Toda vez que eu tirava ou guardava o carro, eles estavam lá. Confesso que achei aquela duplinha simpática. A ausência de reciprocidade de afeto não foi um fator impeditivo para que eu tomasse cuidado para não esmagá-los.
Sempre em dupla, os moluscos terrestres começaram a aparecer em outros locais do quintal. Esse fenômeno me espantava porque jamais imaginei que aquele bicho fosse tão ligeiro. Porém, o mais incrível era a parceria de ambos. Concluí que: se aquela inusitada presença fosse para me prejudicar, a dedicada coordenação dos bichinhos só aumentava a minha preocupação, pois significava que o casal estava determinado em cumprir aquela missão.
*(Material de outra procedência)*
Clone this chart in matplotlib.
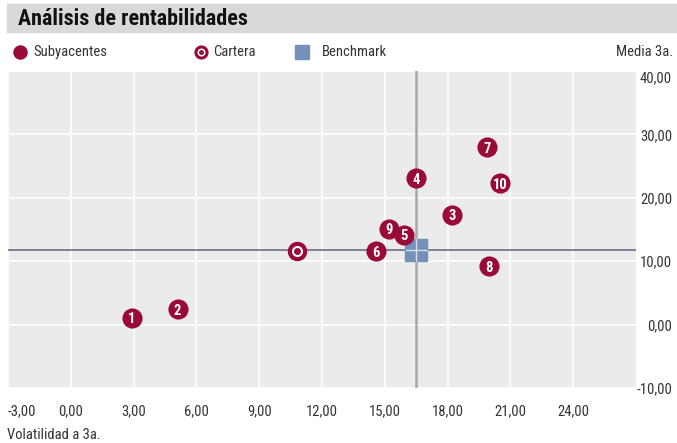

Certa manhã, não havia mais aqueles rastros gosmentos. Eles não seriam rápidos o suficiente para uma fuga, tampouco havia sinais de fragmentos calcários resultantes de um atropelamento.
Recentemente, para dirimir minha dúvida, consultei o Google. Resposta à consulta: “Caramujo é um reflexo dos espíritos protetores que cercam cada um de nós”. Fiquei confuso. Estive tranquilo por ter me livrado de um mau agouro; agora, estou muito preocupado por ter eliminado minha proteção espiritual.